Sunday, July 3, 2016

Trader Joe's Dolmas

I saw a photo of one of these cans on Twitter months ago and thought, "Leaves stuffed with rice? What has crazy Trader Joe's gone and done now?" I bought a can on my next trip. (They weren't easy to find in the store, though--must not be a big seller.)

I subsequently learned that dolmas are not a Trader Joe's thing, they're just a thing. Amazingly enough, it turns out, there are foods that everybody knows about except me. This is one of them.

They sat in my cupboard for months, victim of a syndrome with which I am commonly afflicted: I work up enough food adventurism to buy some odd thing, but not enough to actually eat it. Every time I thought the dolmas might be a nice side dish for one of my weekly dinners with Nina, I would think of something that would be even better, and let them sit for another week. (Even so, we were still a year from their expiration date when they were finally consumed.)

But finally I was trying a new recipe for chili, from a new cookbook, and decided that as long as I was going out on a limb, I might as well make the whole meal a risky experiment by adding dolmas to the menu. I looked around on line, trying to figure out whether to serve them chilled, room temperature (which is what the can recommends), or heated. I went with room temperature.

In the can, they are bathed in soy oil--not the olive oil you might expect. They need some serious degreasing with paper towels.

By far the strongest part of both the smell and taste was the dill. (Fortunately, it was strong enough to completely disguise the onion.) Overall, the eating experience was kind of weird, in terms of both taste and texture, but not gag-me unpleasant.

Each of the next two days, I ate a few of them with my lunch of leftover chili and salad, so I basically had the same meal three times in a row. I found that I liked them better cold. Maybe because the texture was a little firmer and they held together better that way? Maybe because the flavors are somewhat attenuated by the cold?

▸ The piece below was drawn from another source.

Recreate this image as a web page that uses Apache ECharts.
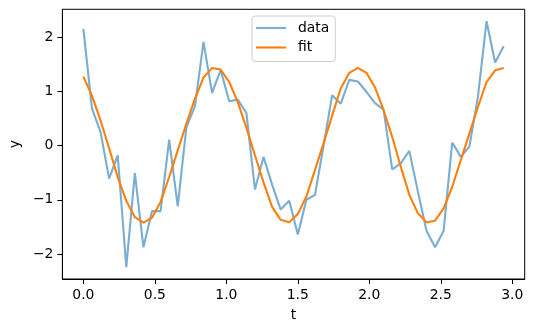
<!DOCTYPE html>
<html>
<head>
<meta charset="utf-8">
<script src="https://cdn.jsdelivr.net/npm/echarts@6/dist/echarts.min.js"></script>
<style>
html,body{margin:0;padding:0;background:#fff;}
#chart{width:534px;height:332px;}
</style>
</head>
<body>
<div id="chart"></div>
<script>
var tValues = [0.00,0.06,0.12,0.18,0.24,0.30,0.36,0.42,0.48,0.54,
  0.60,0.66,0.72,0.78,0.84,0.90,0.96,1.02,1.08,1.14,
  1.20,1.26,1.32,1.38,1.44,1.50,1.56,1.62,1.68,1.74,
  1.80,1.86,1.92,1.98,2.04,2.10,2.16,2.22,2.28,2.34,
  2.40,2.46,2.52,2.58,2.64,2.70,2.76,2.82,2.88,2.94];
var dataValues = [2.15,0.68,0.25,-0.61,-0.18,-2.24,-0.51,-1.875,-1.21,-1.21,
  0.11,-1.12,0.33,0.72,1.91,0.97,1.39,0.815,0.846,0.60,
  -0.81,-0.21,-0.72,-1.18,-1.02,-1.64,-1.00,-0.91,0.0,0.925,
  0.77,1.21,1.18,0.99,0.78,0.66,-0.44,-0.33,-0.10,-0.85,
  -1.57,-1.875,-1.57,0.055,-0.21,-0.02,0.9,2.29,1.53,1.83];
var fitValues = [1.27,0.92,0.46,-0.05,-0.58,-1.02,-1.32,-1.42,-1.33,-1.04,
  -0.58,-0.09,0.40,0.86,1.25,1.43,1.40,1.17,0.80,0.33,
  -0.18,-0.68,-1.13,-1.37,-1.415,-1.26,-0.94,-0.45,0.04,0.55,
  1.05,1.34,1.43,1.34,1.07,0.65,0.16,-0.39,-0.91,-1.25,
  -1.415,-1.385,-1.16,-0.76,-0.27,0.22,0.71,1.17,1.385,1.43];
var xTicks = [0, 0.5, 1.0, 1.5, 2.0, 2.5, 3.0];
var yTicks = [-2, -1, 0, 1, 2];
var seriesNames = ['data', 'fit'];
var xLabel = 't';
var yLabel = 'y';

function pairs(ys){ return tValues.map(function(t,i){ return [t, ys[i]]; }); }

var FONT = 'DejaVu Sans';
var chart = echarts.init(document.getElementById('chart'), null, {renderer:'canvas'});
chart.setOption({
  animation: false,
  backgroundColor: '#ffffff',
  textStyle: {fontFamily: FONT},
  grid: {left: 60.5, top: 9.3, width: 464.2, height: 269.7, show: true,
         borderColor: '#000', borderWidth: 1, containLabel: false},
  legend: {
    orient: 'vertical', left: 252, top: 16,
    data: seriesNames,
    icon: 'rect',
    itemWidth: 30, itemHeight: 2.1, itemGap: 5.5,
    padding: [5, 6, 7, 4],
    borderColor: '#d0d0d0', borderWidth: 1, borderRadius: 3,
    backgroundColor: 'rgba(255,255,255,0.8)',
    textStyle: {fontFamily: FONT, fontSize: 13.9, color: '#000', padding: [0,0,0,7]}
  },
  xAxis: {
    type: 'value', min: -0.147, max: 3.087,
    name: xLabel, nameLocation: 'middle', nameGap: 29,
    nameTextStyle: {fontFamily: FONT, fontSize: 13.9, color: '#000'},
    axisLine: {show: true, onZero: false, lineStyle: {color: '#000', width: 1}},
    axisTick: {show: true, inside: false, length: 5, customValues: xTicks, lineStyle: {color: '#000', width: 1}},
    axisLabel: {show: true, margin: 9, customValues: xTicks, fontFamily: FONT, fontSize: 13.9, color: '#000',
      formatter: function(v){ return v.toFixed(1); }},
    splitLine: {show: false}
  },
  yAxis: {
    type: 'value', min: -2.46, max: 2.51,
    name: yLabel, nameLocation: 'middle', nameGap: 37,
    nameTextStyle: {fontFamily: FONT, fontSize: 13.9, color: '#000'},
    axisLine: {show: true, onZero: false, lineStyle: {color: '#000', width: 1}},
    axisTick: {show: true, inside: false, length: 5, customValues: yTicks, lineStyle: {color: '#000', width: 1}},
    axisLabel: {show: true, margin: 9, customValues: yTicks, fontFamily: FONT, fontSize: 13.9, color: '#000',
      formatter: function(v){ return String(v).replace('-', '\u2212'); }},
    splitLine: {show: false}
  },
  series: [
    {name: seriesNames[0], type: 'line', data: pairs(dataValues), symbol: 'none', showSymbol: false,
     color: 'rgba(31,119,180,0.6)', lineStyle: {width: 2.1, color: 'rgba(31,119,180,0.6)'}, z: 2},
    {name: seriesNames[1], type: 'line', data: pairs(fitValues), symbol: 'none', showSymbol: false,
     color: '#ff7f0e', lineStyle: {width: 2.1, color: '#ff7f0e'}, z: 3}
  ]
});
</script>
</body>
</html>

I don't know.

But the point is that I ate them all, except for the couple that Nina had. This is another small personal achievement in food exploration for me. Where's my participation trophy?

As for the TJ's product, of course I have no prior experience with which to compare them. To the extent that there is a consensus opinion about TJ's dolmas in online chat groups, it seems to be approximately this: (1) TJ's used to sell, at least in its California stores, house-made dolmas, which were to die for, and which would literally get purchased the minute they were put out. (2) The canned variety, by contrast, were not worth bothering with. (3) However, if you must degrade yourself with canned dolmas, they may be about as good as you can buy.

Will I buy it again? 

No. It was a successful experiment personally in that I didn't die, didn't gag, and even finished them off. But they fell short of being something I want more of in my life.

Nina's View

I know stuffed grape leaves as dolmades. When they are good, they are divine—tender leaves, moist and succulent rice, savory herbs and spices. Toothsome. Delicious!

When they're not good, they pretty atrocious. Tough, veiny leaves. Gummy rice. Single note seasoning. Stale.

For what it's worth, these are not the worst dolmades I've ever had. At least the leaves were tender. But the rest? An extreme lack of freshness and un-nuanced seasoning made them unpalatable. One day, I hope Bob will have the pleasure of really good stuffed grape leaves. Until then, we can leave these on the shelf.


  1. Fresh made dolmas (and I've also heard dolmades) are, as Nina noted, quite tasty. Check around for a good Greek restaurant. Or maybe a food fair at a Greek Orthodox Church. Get some dolmas and spanakopita to start the meal. You'll love it.

  2. These are much better chilled and with a squeeze of fresh lemon juice. Definitely not as good as fresh or homemade, but for under $3 they make a nice addition to a few of my lunch salads.